Blackers Street, near Mount Road, houses one of the oldest surviving single screen cinema halls in Chennai. The rusted gates and the worn off fountainhead at the entrance of the Casino Theatre definitely do not seem to suggest the excitement that once existed around it.
Along with Gaiety, Anand, Uma, Kamadhenu, Chitra, Sapphire and Wellington, Casino, is a part of the movie viewing experience of an old timer in Chennai. In December 1941, it became a new venue in the cinematic experience of Madras when it opened with the British comedy It turned out nice again. Perhaps, Casino theatre is the last man standing from the pre-independence era.
The old manager of the theatre says that BN Reddy’s NT Rama Rao blockbuster Maya Bazaar ran here for 50 consecutive weeks. Whenever a film completed 100 days here, the stars would attend a special screening. Casino became an usual venue for CV Sridhar’s movies like Uthama Puthiran, Nenjil Oru Aalayam and Then Nilavu.
In 1964, MGR’s Enga Veettu Pillai drew crowds like never before and it became a silver jubilee hit at Casino. Casino was one of the few places where some good Hollywood movies were screened.

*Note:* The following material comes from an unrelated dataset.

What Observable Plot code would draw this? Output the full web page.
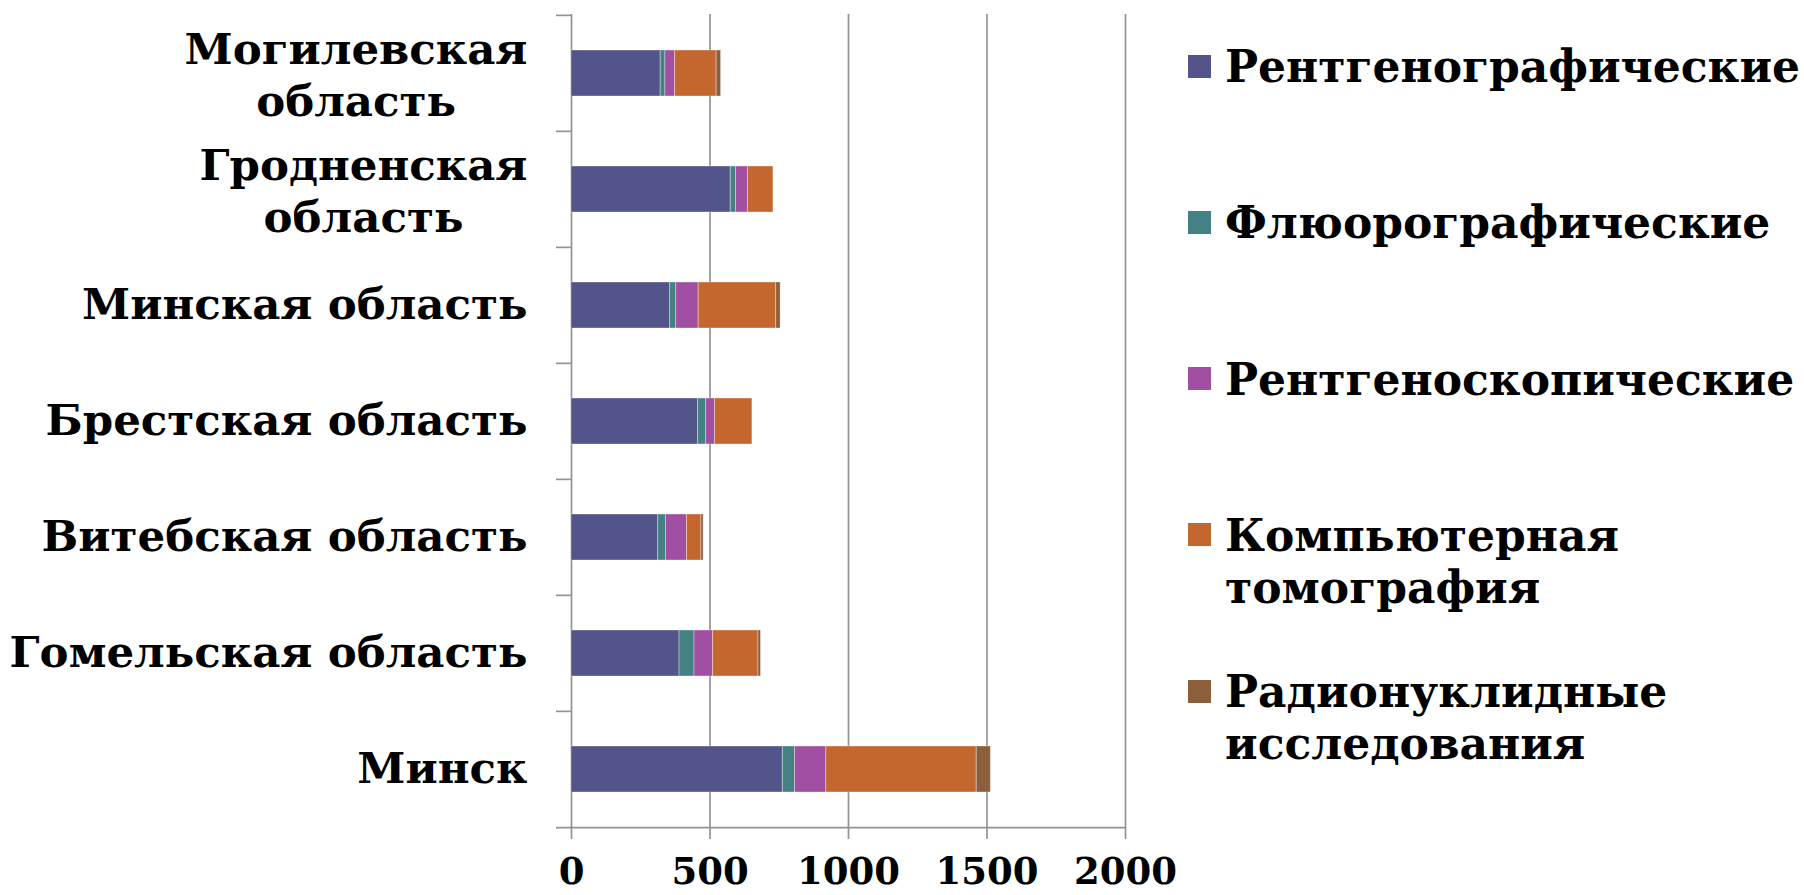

My aunt lived in Royapettah from the 1950s to the late 1970s; it meant living amidst several cinema halls. She watched movies like Jaws (1975) and some films of the Rocky series here. Besides, many other Hollywood blockbusters like Cecil B DeMille’s Ten Commandments were also released at Casino. Later, the theatre became a venue for several James Bond thrillers as well.
Today, Casino is one of the few surviving single screen cinema halls from the era gone by. Not many today have a movie viewing experience to share about Casino from the last 15 or 20 years. The theatre soon came to be associated with B-grade English movies, and with bigger halls and multiplexes opening in the city during the 1990s, the theatre began losing ground. Casino’s contemporaries all came down one after another. With changing times, the only option left was to change or perish.
The likes of Sathyam, Inox and PVR changed the movie viewing habits of Chennaites and single screen halls began making way to marriage halls and shopping complexes. The cinema hall still draws viewers during weekends for the Telugu movies that are released here. Casino might seem to be in the twilight of its life. But as they say, the show goes on.
Two years back, as a part of a campaign, the frontal wall of the theatre was given a retro look with an art work portraying Vyjayanthimala as Chandramukhi. Perhaps in an attempt to entertain a Devdas who might not live long any way.
PS: Another version of this story was published in The Times of India’s supplement Madras Diaries in 2012. I had lost this and several other stories in the 2015 floods. I came across a PDF of this story saved in some drive accidentally yesterday and uploaded it here.